Sinkovich was hired as AD at Big Spring in the summer of 2017, taking over for Jay Hockenbroch. Sinkovich now steps in as football coach to replace Cory Hoffman, who led the Bulldogs for four years before resigning in December.
“My plan is to stay around and continue to build the program and move it into a positive direction,” Sinkovich said. “The way you’re successful is to have someone in there [for a while].”
Sinkovich said Wednesday morning he was not among the original list of candidates wo applied for the open coaching position. He was part of the hiring committee that looked at several candidates since the job became available in mid-December.
But several candidates dropped out the day before interviews began, Sinkovich said, and the remaining candidates who were interviewed didn’t match what the committee was looking for.
The committee then approached Sinkovich about him applying. He eventually agreed to apply and was approved Monday night.
Sinkovich said part of why he was asked to coach was because he has been at the school and around the program since he was hired away from Cedar Cliff in 2017. He is familiar with the players, facilities and community.
He said he told Big Spring administrators when he applied as AD two years ago he was willing to do whatever was needed to help the school — this is a perfect example in his mind.

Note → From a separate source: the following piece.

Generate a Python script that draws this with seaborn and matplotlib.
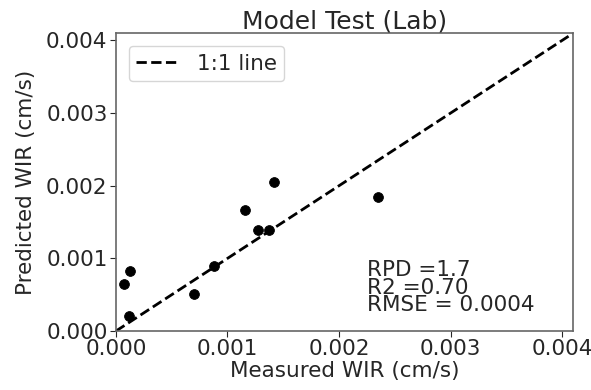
import matplotlib
matplotlib.use("Agg")
import matplotlib.pyplot as plt
import seaborn as sns
import pandas as pd

# measured vs predicted WIR (cm/s)
measured = [0.00142, 0.00116, 0.00235, 0.00127, 0.00137, 0.00088, 0.00070,
            0.00013, 0.00007, 0.00012]
predicted = [0.00205, 0.00166, 0.00184, 0.00139, 0.00139, 0.00089, 0.00051,
             0.00083, 0.00065, 0.00021]
lim = 0.0041
ticks = [0.000, 0.001, 0.002, 0.003, 0.004]
stats_text = "RPD =1.7\nR2 =0.70\nRMSE = 0.0004"

sns.set_style("ticks")
plt.rcParams['font.family'] = ['DejaVu Sans']

df = pd.DataFrame({"measured": measured, "predicted": predicted})

fig, ax = plt.subplots(figsize=(5.91, 3.9), dpi=100)
sns.scatterplot(data=df, x="measured", y="predicted", color="black",
                s=50, edgecolor="black", ax=ax, zorder=3)
ax.plot([0, lim], [0, lim], "k--", lw=2, label="1:1 line")

ax.set_xlim(0, lim)
ax.set_ylim(0, lim)
ax.set_xticks(ticks)
ax.set_yticks(ticks)
ax.set_xticklabels([f"{t:.3f}" for t in ticks], fontsize=15.5)
ax.set_yticklabels([f"{t:.3f}" for t in ticks], fontsize=15.5)
ax.tick_params(length=4, pad=2)
ax.set_xlabel("Measured WIR (cm/s)", fontsize=15.5, labelpad=1)
ax.set_ylabel("Predicted WIR (cm/s)", fontsize=15.5, labelpad=7)
ax.set_title("Model Test (Lab)", fontsize=18, pad=3)
ax.text(0.00225, 0.00022, stats_text, fontsize=15.5, linespacing=0.85,
        va="bottom", ha="left")
ax.legend(loc="upper left", fontsize=15.5, handlelength=2.0,
          borderpad=0.35, borderaxespad=0.6)
for s in ax.spines.values():
    s.set_color("0.4")
    s.set_linewidth(1.2)

fig.subplots_adjust(left=0.196, right=0.97, bottom=0.151, top=0.915)
fig.savefig("out.png", dpi=100)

He said he can handle the increased workload with the support of his wife, who he met at their alma mater, Mount Carmel High School, and the help of assistant AD and girls basketball coach Randy Jones. Sinkovich said he will have to figure out how to juggle both jobs, especially “game management” for all the teams every season while he’s coaching.
Sinkovich and his wife do not have children, which makes the long hours a little easier to tackle. He said his wife, now coaching an all-star cheerleading team, was supportive of the idea.
He has more than 15 years coaching experience and nine as the head football coach at Hamburg, where he said his teams primarily ran the Wing-T offense and a 4-4 defensive front. He said he will evaluate the roster when he has his coaching staff settled in to determine what schemes to run — he is not committed to running the Wing-T and 4-4 at this time.
“Part of the plan is to get the kids to buy in and get them acclimated to a different head coach, different system,” Sinkovich said. “Obviously, Coach Hoffman built a solid foundation around here.”
Sinkovich played linebacker and running back at Mount Carmel, earning himself a spot at Wilkes University.
He then became an assistant football coach at James M. Coughlin High School, in Wilkes-Barre, before coaching football, wrestling and baseball at Hamburg High School for 13 years, including nine as the football head coach. He then served as an assistant football coach at Northampton High School before coming to Cedar Cliff in 2014 as an assistant principal.
Sinkovich is the first athletic director for a Mid-Penn Conference team in Cumberland County to double dip as a head coach since former Boiling Springs boys basketball coach Pat Dieter stepped down as AD in 2018.
Hoffman went 17-23 in his four years, nearly leading the team to the District 3 playoffs in 2017. The Bulldogs were young in 2018, going 3-7. Hoffman decided to step down to spend more time with his wife and six kids.